Starring: Bela Lugosi, John Carradine, Frank Moran, Teala Loring (as Judith Gibson), Michael Ames, and Mary Currier
Director: Phil Rosen
Rating: Five of Ten Stars
A mad scientist (Lugosi) manages to restore life to a caveman (Moran) who had been frozen in ice above the Arctic Circle for 20,000 years. He then performs a partial brain-transplant from an unwilling donor (Carradine) so that he can control and communicate with the pre-historic man. Things go about as well as you might expect...
"Return of the Ape Man" is such a supremely, disastrously goofy movie that it's easy to hate it. However, it's so fast-paced and the cast so pleasant that the true awfulness of the film fades isn't felt as much; unlike so many weak other B-movies, this one is lean and straight to the point. The closest we get to padding is some stock footage of a ship in the Arctic, and a little too much running to and fro during the movie's climax. (The climax is actually undermined by the fact that it's dragged out too long.)
Highlights of the film include Bela Lugosi's performance as the mad scientist. a role in which I think he would have been even better if a scene like the one in the publicity still (with Lugosi, Teala Loring, and Frank Moran) had actually taken place in the film. Another bit that I really liked was that the mad doctor's original plan was to put part of a lawyer's brain in the caveman--which would have probably made him even more monstrous! And speaking of the caveman... I got a chuckle out of the fact that, as part of a sequence intended to show that some of the memories of the donor of brain tissue still exist, the caveman goes to the home of John Carradine's character, plays the piano, and proceeds to murder his wife.

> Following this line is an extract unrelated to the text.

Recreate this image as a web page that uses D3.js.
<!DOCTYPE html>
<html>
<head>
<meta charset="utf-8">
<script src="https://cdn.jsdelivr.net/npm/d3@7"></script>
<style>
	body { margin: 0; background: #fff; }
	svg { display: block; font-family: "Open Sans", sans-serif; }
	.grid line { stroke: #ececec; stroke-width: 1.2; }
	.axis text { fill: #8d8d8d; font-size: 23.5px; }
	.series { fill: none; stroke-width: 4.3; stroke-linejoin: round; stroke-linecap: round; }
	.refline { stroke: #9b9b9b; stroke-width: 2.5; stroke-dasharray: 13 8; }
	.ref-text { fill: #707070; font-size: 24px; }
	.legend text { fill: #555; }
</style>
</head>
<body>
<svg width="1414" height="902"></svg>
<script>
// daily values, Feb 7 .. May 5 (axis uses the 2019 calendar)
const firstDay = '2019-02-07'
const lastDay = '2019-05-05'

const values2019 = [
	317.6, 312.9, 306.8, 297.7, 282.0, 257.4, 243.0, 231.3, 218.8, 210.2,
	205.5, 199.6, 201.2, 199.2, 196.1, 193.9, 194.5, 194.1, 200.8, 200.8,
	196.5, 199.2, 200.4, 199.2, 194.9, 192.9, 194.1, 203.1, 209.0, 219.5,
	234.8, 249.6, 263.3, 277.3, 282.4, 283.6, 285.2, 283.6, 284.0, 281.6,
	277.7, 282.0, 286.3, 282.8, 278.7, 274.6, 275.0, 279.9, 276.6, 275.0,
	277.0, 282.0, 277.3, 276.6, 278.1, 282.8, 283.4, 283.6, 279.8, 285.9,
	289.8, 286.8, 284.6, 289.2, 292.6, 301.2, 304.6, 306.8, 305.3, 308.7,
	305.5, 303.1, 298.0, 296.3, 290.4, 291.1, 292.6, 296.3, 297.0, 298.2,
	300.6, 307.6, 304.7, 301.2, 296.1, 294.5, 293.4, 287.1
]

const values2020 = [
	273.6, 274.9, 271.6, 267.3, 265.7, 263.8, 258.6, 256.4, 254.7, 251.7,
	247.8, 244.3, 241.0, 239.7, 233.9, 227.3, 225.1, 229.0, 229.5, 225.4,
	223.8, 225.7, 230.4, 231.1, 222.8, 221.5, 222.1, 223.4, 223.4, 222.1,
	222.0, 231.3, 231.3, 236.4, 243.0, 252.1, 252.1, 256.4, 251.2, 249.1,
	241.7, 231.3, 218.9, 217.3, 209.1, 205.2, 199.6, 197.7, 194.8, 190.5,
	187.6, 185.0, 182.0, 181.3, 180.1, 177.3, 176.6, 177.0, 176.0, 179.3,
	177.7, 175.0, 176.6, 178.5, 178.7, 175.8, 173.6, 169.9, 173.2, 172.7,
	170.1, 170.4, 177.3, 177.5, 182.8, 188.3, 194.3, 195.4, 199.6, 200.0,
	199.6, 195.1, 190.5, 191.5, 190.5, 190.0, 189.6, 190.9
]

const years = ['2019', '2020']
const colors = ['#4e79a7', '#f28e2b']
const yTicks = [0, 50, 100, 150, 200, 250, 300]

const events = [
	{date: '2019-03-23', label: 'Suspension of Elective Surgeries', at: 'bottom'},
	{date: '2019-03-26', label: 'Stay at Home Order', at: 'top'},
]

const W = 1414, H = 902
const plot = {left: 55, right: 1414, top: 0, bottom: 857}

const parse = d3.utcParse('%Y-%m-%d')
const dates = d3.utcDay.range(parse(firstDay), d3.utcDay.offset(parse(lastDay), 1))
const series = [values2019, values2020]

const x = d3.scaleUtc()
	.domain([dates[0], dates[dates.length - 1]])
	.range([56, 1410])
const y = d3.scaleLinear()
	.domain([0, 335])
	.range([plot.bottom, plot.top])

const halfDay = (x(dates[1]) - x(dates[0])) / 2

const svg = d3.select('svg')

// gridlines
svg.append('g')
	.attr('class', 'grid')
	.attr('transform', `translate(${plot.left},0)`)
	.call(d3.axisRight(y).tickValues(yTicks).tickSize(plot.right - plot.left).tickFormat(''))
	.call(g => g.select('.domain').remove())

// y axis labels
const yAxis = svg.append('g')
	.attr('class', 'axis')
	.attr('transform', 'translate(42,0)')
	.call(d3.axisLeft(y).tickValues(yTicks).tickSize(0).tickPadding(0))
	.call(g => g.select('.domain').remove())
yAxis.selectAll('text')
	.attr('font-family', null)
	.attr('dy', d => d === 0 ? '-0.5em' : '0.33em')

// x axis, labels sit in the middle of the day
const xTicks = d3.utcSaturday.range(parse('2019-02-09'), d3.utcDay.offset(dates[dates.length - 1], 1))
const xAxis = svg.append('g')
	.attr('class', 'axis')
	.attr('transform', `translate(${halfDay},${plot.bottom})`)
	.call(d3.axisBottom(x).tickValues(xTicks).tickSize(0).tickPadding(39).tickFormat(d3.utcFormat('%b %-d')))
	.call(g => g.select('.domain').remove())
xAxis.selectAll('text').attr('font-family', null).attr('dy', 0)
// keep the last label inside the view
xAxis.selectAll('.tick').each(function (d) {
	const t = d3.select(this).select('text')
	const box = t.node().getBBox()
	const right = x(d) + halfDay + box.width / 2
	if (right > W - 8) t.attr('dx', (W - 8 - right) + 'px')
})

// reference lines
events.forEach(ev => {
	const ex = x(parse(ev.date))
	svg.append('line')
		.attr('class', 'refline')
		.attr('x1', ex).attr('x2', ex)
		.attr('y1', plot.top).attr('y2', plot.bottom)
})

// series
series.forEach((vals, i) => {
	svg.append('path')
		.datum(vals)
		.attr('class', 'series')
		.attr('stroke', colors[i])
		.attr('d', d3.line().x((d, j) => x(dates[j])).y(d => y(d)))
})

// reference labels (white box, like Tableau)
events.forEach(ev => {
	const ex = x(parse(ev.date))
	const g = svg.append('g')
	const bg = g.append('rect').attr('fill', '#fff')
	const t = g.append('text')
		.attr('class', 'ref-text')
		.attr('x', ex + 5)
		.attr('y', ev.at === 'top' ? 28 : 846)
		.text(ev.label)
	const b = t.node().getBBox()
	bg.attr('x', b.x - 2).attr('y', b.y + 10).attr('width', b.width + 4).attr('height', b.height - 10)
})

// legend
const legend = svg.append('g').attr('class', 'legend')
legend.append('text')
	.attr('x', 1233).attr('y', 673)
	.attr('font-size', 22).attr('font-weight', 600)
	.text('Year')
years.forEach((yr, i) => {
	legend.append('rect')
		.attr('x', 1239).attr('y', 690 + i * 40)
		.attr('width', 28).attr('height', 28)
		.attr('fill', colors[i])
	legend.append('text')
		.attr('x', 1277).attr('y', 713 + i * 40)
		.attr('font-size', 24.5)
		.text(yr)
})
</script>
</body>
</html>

I can only assume there were some serious problems in that relationship...
In the final analysis, "Return of the Ape Man" is probably a movie you can skip, unless you're on a quest to watch everything Bela Lugosi starred in, or to experience the Complete Works of Phil Rosen. It would make an excellent addition to a Bad Movie Night, as it's silly but never boring. The fact that it is a solidly entertaining effort--if you're in the mood for this kind of movie--earned it a bump from a high Four-star rating to a low Five.
(By the way, despite its title, this film has nothing whatsoever to do with "The Ape Man", which Lugosi headlined in 1943 for the same studio.)